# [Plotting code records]
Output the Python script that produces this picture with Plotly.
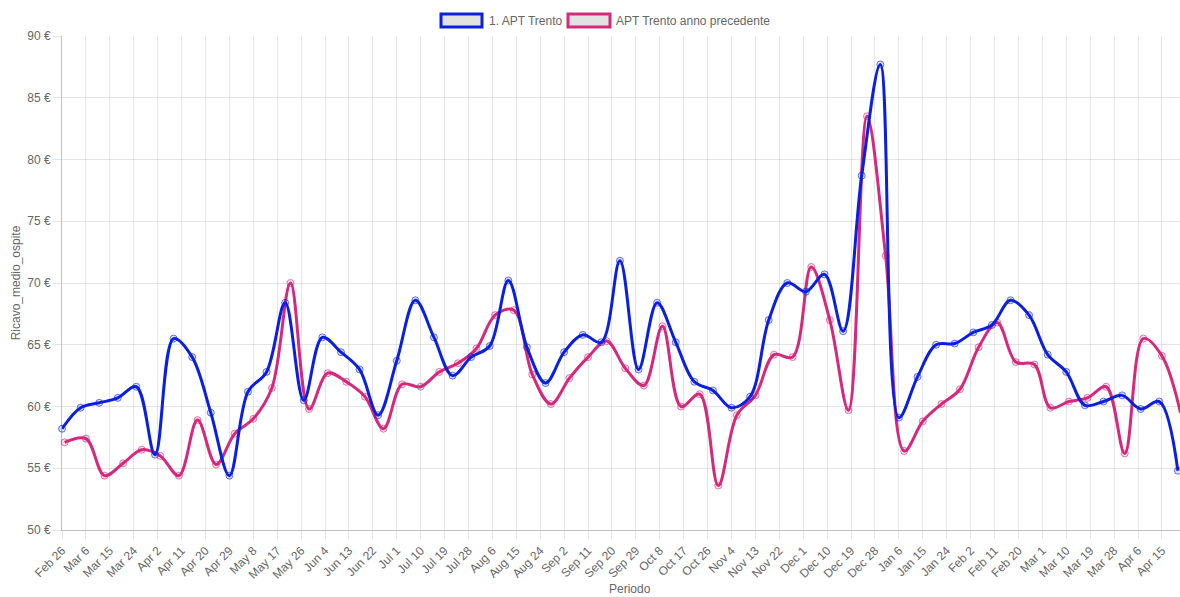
import pandas as pd
import plotly.graph_objects as go

# ---- data ----
series_current_name = "1. APT Trento"
series_previous_name = "APT Trento anno precedente"

current_start = "2024-02-26"
previous_start = "2023-02-27"

current_values = [
    58.2, 59.9, 60.3, 60.7, 61.6, 56.1, 65.5, 64.0, 59.5, 54.4,
    61.2, 62.8, 68.4, 60.5, 65.6, 64.4, 63.0, 59.3, 63.7, 68.6,
    65.6, 62.5, 64.0, 64.9, 70.2, 64.8, 61.9, 64.4, 65.8, 65.2,
    71.8, 63.0, 68.4, 65.2, 62.0, 61.3, 59.9, 60.8, 67.0, 70.0,
    69.3, 70.7, 66.1, 78.7, 87.7, 59.1, 62.4, 65.0, 65.1, 66.0,
    66.6, 68.6, 67.4, 64.2, 62.8, 60.1, 60.4, 60.9, 59.8, 60.4,
    54.8,
]
previous_values = [
    57.1, 57.4, 54.4, 55.4, 56.5, 56.0, 54.4, 58.9, 55.3, 57.8,
    59.0, 61.5, 70.0, 59.8, 62.7, 62.0, 60.8, 58.2, 61.8, 61.6,
    62.8, 63.5, 64.7, 67.4, 67.8, 62.6, 60.2, 62.3, 64.0, 65.3,
    63.1, 61.7, 66.5, 60.0, 61.0, 53.6, 59.3, 60.9, 64.2, 64.0,
    71.3, 67.0, 59.7, 83.5, 72.2, 56.4, 58.8, 60.2, 61.4, 64.8,
    66.8, 63.6, 63.4, 59.9, 60.4, 60.7, 61.6, 56.2, 65.5, 64.1,
    59.5,
]

current_dates = pd.date_range(current_start, periods=len(current_values), freq="7D")
# previous-year weekly dates, shifted one year forward onto the current timeline
previous_dates = pd.date_range(previous_start, periods=len(previous_values), freq="7D") + pd.DateOffset(years=1)

BLUE = "#0b1fe0"
PINK = "#d6287c"
GRID = "rgba(0,0,0,0.1)"
TXT = "#666666"
FONT = "Liberation Sans, Arial, Helvetica, sans-serif"

fig = go.Figure()
fig.add_trace(go.Scatter(
    x=previous_dates, y=previous_values, name=series_previous_name,
    mode="lines+markers", line=dict(color=PINK, width=3, shape="spline", smoothing=1.0),
    marker=dict(symbol="circle", size=7, color="rgba(214,40,124,0.15)",
                line=dict(color="rgba(214,40,124,0.6)", width=1)),
    cliponaxis=False, showlegend=False,
))
fig.add_trace(go.Scatter(
    x=current_dates, y=current_values, name=series_current_name,
    mode="lines+markers", line=dict(color=BLUE, width=3, shape="spline", smoothing=1.0),
    marker=dict(symbol="circle", size=7, color="rgba(11,31,224,0.15)",
                line=dict(color="rgba(11,31,224,0.6)", width=1)),
    cliponaxis=False, showlegend=False,
))

W, H = 1180, 597
L, R, T, B = 62, 0, 36, 67
PW, PH = W - L - R, H - T - B

x0 = pd.Timestamp(current_start)
x1 = x0 + pd.Timedelta(days=420.8)

fig.update_layout(
    width=W, height=H,
    margin=dict(l=L, r=R, t=T, b=B),
    paper_bgcolor="white", plot_bgcolor="white",
    font=dict(family=FONT, size=12, color=TXT),
    xaxis=dict(
        type="date", range=[x0, x1],
        tick0=current_start, dtick=9 * 86400000, tickformat="%b %-d",
        tickangle=-45, ticks="outside", ticklen=8, tickcolor=GRID,
        showgrid=True, gridcolor=GRID, gridwidth=1,
        showline=True, linecolor="rgba(0,0,0,0.25)", linewidth=1,
        zeroline=False,
        automargin=False,
    ),
    yaxis=dict(
        range=[50, 90], dtick=5, tick0=50, ticksuffix=" €",
        ticks="outside", ticklen=8, tickcolor=GRID,
        showgrid=True, gridcolor=GRID, gridwidth=1,
        showline=True, linecolor="rgba(0,0,0,0.25)", linewidth=1,
        zeroline=False,
        title=dict(text="Ricavo_medio_ospite", font=dict(size=12, color=TXT), standoff=4),
        automargin=False,
    ),
)

def px_x(p):
    return (p - L) / PW

def px_y(p):
    return (H - B - p) / PH

# x-axis title placed like the reference
fig.add_annotation(xref="paper", yref="paper", x=px_x(630), y=px_y(589),
                   xanchor="center", yanchor="middle", showarrow=False,
                   text="Periodo", font=dict(size=12, color=TXT, family=FONT))

# Chart.js-style legend: boxes with coloured borders and grey fill
legend_items = [
    (441, 482, BLUE, 487, series_current_name),
    (568, 610, PINK, 614, series_previous_name),
]
for bx0, bx1, col, tx, label in legend_items:
    fig.add_shape(type="rect", xref="paper", yref="paper",
                  x0=px_x(bx0), x1=px_x(bx1), y0=px_y(27), y1=px_y(14),
                  fillcolor="#e2e2e2", line=dict(color=col, width=3))
    fig.add_annotation(xref="paper", yref="paper", x=px_x(tx), y=px_y(20.5),
                       xanchor="left", yanchor="middle", showarrow=False,
                       text=label, font=dict(size=12, color=TXT, family=FONT))

fig.write_html("out.html",
               config={"displayModeBar": False},
               post_script="document.body.style.margin='0';document.body.style.overflow='hidden';")
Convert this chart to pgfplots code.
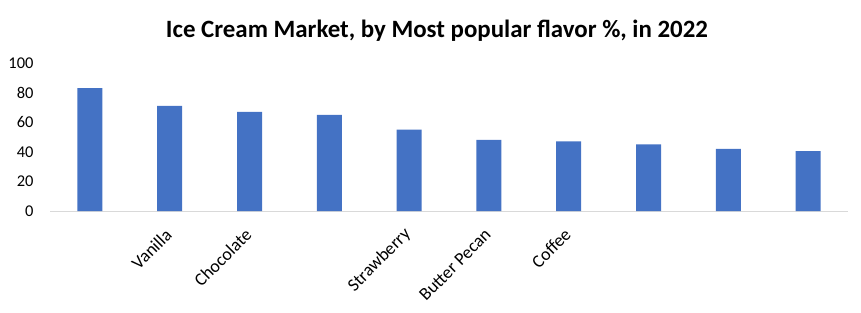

# [WRITTEN PROBLEM]
Filter the records for lines holding the string "this". Copy each one.

# [WORKED SOLUTION]
Output the Python script that produces this picture with Plotly.
Convert this chart to pgfplots code.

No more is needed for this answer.